While conceding that the Fourth Amendment permits drug testing of pretrial releasees, Norris objects to this invasive method of conducting drug tests. Norris has no known history of drug use. He was not charged with a drug crime. At the time of his drug tests, his guilt had not been adjudicated for any crime. And because he was awaiting trial, he had little choice but to sign off on whatever conditions of release Kentucky offered. Based on these facts, I disagree with how the majority balances Norris’s privacy interest, the extent of the intrusion, and the government’s interest. I would reverse the district court’s grant of summary judgment on the Fourth Amendment claim and, derivatively, the intrusion-upon-seclusion privacy claim.
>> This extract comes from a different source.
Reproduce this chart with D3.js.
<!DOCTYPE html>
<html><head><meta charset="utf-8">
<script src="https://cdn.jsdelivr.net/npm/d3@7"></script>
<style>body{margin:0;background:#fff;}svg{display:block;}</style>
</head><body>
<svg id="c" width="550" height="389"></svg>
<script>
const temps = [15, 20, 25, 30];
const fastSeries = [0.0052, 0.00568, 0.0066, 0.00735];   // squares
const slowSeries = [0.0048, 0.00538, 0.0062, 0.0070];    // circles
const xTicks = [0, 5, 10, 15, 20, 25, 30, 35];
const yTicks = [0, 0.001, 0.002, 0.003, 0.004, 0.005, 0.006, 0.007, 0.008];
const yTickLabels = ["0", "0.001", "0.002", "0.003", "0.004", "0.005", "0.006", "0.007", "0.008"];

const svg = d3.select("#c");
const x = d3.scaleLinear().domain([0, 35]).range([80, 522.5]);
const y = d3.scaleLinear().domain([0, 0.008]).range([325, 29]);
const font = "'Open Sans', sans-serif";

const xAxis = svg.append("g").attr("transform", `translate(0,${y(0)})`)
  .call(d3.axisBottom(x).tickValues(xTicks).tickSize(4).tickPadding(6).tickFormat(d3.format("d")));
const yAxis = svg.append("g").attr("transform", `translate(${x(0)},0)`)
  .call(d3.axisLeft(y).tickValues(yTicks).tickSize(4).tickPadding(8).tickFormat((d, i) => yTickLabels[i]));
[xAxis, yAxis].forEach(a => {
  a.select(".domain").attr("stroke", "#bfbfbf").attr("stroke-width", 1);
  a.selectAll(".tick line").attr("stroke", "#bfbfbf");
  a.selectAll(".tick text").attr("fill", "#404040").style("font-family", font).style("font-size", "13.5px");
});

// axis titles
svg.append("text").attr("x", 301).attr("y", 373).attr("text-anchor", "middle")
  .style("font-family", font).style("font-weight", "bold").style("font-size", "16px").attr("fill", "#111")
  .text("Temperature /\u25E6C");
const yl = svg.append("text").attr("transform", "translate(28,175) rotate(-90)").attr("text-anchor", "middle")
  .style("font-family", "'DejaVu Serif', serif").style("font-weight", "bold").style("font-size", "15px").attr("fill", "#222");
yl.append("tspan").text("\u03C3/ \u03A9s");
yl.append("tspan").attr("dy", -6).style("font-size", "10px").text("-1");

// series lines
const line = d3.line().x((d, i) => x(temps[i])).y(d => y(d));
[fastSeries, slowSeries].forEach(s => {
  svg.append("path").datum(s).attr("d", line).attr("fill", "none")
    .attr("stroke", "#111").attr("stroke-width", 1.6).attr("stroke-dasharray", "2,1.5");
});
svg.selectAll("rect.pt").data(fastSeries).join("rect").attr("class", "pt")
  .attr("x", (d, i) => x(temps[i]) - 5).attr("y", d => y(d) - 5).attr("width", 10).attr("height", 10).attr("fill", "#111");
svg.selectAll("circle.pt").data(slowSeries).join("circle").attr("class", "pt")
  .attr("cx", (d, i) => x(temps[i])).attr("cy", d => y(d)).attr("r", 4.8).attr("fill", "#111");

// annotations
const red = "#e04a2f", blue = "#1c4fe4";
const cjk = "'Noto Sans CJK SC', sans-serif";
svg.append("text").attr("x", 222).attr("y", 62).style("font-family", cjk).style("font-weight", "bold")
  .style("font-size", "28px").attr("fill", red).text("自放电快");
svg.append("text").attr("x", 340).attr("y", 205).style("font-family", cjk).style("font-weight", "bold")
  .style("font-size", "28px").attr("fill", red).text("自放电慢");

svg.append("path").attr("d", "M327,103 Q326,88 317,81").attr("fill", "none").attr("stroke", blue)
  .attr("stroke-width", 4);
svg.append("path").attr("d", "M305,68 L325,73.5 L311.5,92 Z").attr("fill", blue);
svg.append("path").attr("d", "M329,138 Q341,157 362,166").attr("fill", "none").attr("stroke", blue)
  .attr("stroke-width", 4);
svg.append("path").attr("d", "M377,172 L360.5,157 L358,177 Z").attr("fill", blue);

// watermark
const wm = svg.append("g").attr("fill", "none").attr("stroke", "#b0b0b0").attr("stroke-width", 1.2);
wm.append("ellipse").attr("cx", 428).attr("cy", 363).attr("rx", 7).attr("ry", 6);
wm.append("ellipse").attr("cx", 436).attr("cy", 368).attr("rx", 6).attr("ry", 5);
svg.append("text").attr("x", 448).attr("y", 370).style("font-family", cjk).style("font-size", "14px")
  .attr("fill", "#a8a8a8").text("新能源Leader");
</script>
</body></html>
*704I. NORRIS’S PRIVACY INTEREST

The majority reasons that, by consenting to provide a urine sample, Norris lessened his expectation of privacy. That logic would explain why Norris did not have a privacy interest in his urine sample, and he does not assert that interest. However, it does not explain how Norris’s consent diminished his privacy interest as it relates to the method of drug testing. Consent to a result does not entail consent to the most intrusive method of achieving that result. The fact that Norris might have known that the drug testing would involve “full observation” does little to clarify the issue. Courts have used similar language to describe methods that are meaningfully less invasive than what Norris endured. See Wilcher v. City of Wilmington, 139 F.3d 366, 376-77 (3d Cir.1998) (upholding “direct observation” urine testing, in which monitors, who “observe[d] only the collection process generally and not the particular individual’s genitalia,” stood behind the male firefighters and to the side of the female firefighters).
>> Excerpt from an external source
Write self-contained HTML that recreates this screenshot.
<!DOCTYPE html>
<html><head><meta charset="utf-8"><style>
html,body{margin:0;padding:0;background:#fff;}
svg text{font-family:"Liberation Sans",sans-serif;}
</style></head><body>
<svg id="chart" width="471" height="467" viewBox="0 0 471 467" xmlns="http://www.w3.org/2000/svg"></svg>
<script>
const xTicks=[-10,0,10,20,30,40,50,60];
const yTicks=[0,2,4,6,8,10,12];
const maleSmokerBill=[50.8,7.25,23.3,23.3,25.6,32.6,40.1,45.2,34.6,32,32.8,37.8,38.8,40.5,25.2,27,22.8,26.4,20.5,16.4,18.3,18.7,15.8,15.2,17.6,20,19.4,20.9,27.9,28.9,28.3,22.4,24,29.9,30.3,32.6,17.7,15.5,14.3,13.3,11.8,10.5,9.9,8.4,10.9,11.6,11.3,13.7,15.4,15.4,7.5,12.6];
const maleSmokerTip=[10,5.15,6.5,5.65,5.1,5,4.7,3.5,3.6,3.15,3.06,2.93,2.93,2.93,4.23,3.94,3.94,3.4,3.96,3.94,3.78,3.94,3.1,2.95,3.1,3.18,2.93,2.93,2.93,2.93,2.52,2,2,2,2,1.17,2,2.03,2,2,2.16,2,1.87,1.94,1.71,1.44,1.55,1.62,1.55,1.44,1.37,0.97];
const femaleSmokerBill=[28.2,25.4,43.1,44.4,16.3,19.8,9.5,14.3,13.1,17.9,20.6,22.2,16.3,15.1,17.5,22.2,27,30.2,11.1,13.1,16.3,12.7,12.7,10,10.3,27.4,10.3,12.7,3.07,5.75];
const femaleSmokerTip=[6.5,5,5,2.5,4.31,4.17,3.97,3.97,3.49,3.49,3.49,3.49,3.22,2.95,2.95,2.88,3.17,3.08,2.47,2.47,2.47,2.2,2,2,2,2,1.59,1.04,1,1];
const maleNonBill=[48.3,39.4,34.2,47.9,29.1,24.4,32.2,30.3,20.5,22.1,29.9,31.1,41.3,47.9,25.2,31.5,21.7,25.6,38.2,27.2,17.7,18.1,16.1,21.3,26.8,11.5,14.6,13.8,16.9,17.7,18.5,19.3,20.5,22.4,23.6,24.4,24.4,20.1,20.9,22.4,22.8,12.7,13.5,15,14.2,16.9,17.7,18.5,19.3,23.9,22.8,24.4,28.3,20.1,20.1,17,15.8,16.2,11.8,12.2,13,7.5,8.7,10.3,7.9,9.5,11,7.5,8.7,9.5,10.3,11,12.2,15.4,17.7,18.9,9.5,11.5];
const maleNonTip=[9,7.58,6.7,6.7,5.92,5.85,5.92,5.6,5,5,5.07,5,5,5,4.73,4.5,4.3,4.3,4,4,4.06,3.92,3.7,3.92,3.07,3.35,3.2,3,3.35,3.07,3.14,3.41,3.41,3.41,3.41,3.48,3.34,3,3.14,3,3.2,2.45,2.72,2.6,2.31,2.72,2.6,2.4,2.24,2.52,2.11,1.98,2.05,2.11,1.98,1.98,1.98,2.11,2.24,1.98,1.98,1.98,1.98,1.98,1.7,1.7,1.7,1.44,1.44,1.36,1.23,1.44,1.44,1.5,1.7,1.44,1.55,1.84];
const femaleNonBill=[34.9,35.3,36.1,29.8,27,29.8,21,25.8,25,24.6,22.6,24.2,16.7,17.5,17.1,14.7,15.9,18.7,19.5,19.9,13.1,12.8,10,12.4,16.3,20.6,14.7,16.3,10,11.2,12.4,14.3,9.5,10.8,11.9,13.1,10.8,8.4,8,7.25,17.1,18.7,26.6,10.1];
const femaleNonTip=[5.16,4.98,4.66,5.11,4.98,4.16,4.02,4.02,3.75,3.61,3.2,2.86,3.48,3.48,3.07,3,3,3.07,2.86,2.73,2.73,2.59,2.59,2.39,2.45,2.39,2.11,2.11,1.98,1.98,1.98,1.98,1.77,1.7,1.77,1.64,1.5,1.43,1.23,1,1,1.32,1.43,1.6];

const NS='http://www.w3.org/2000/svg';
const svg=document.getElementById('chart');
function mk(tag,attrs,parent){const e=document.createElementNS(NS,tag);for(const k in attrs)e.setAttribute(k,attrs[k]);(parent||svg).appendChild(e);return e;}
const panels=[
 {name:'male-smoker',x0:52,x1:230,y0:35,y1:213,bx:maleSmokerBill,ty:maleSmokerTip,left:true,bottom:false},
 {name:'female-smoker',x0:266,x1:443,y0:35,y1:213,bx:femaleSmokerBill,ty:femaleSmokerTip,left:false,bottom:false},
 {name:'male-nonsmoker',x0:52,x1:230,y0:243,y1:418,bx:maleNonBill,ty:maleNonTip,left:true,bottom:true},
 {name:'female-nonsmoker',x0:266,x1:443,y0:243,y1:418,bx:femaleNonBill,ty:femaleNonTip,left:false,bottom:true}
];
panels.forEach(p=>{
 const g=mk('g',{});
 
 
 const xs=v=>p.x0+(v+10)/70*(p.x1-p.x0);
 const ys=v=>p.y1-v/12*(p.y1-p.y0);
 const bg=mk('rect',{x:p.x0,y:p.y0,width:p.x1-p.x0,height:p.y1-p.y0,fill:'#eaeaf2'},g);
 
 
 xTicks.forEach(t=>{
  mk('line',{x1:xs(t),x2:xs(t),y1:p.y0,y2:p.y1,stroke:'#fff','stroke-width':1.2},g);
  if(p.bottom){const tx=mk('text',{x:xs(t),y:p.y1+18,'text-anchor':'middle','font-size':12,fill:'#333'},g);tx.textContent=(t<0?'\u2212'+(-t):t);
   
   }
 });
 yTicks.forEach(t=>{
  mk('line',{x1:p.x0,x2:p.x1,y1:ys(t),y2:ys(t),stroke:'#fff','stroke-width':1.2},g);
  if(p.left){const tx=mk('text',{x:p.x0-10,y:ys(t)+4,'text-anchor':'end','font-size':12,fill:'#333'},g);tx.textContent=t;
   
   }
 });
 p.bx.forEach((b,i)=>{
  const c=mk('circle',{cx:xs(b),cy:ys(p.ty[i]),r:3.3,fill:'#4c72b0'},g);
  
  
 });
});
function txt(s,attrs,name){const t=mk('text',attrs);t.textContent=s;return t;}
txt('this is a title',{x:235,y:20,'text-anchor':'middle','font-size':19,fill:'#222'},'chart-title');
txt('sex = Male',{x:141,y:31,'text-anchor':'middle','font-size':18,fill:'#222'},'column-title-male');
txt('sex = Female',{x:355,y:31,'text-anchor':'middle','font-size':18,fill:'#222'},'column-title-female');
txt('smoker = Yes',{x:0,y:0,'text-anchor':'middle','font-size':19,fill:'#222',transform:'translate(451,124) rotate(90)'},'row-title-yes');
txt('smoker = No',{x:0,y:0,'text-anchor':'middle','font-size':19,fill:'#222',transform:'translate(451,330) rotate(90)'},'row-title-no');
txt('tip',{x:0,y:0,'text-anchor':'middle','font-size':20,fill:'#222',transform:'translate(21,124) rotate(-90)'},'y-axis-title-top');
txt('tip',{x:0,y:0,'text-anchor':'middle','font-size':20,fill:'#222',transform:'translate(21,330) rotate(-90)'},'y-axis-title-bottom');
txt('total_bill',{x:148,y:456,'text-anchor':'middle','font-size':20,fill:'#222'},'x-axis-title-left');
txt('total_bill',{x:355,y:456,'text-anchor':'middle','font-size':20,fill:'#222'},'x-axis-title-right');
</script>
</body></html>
More importantly, even if Norris knew the drug-testing protocol in advance, the majority overstates the degree to which Norris’s participation in pretrial release diminished his expectation of privacy. The majority cites four cases for that proposition. In one, United States v. Scott, the court found that the infringement of the pretrial releasee’s privacy was so great that it rendered suspicionless drug testing unconstitutional. 450 F.3d 863, 873-74 (9th Cir.2006). The challengers to government searches in both Supreme Court cases on which the majority relies, United States v. Knights, 534 U.S. 112, 118-20, 122 S.Ct. 587, 151 L.Ed.2d 497 (2001), and Samson v. California, 547 U.S. 843, 852, 126 S.Ct. 2193,165 L.Ed.2d 250 (2006), had been convicted of crimes and were on probation and parole, respectively. The final case that the majority cites, Wilcher, 139 F.3d at 374, involved firefighters who chose their employment. Prior adjudication of guilt and voluntary employment both serve as “safeguards limiting the extent to which induced or coerced consent could threaten privacy and liberty interests.” Criminal Law — Fourth Amendment — Ninth Circuit Holds that Search of Pretrial Releasee Is Unconstitutional Despite Releasee’s Consent, 119 Harv. L.Rev. 1630, 1635-36 (2006). Prior adjudication of guilt provides a constitutionally relevant distinction, judged in a proceeding that affords due process, on which to base the deprivation of constitutional rights. Voluntary employment signals bargaining power to negotiate or refuse conditions of employment.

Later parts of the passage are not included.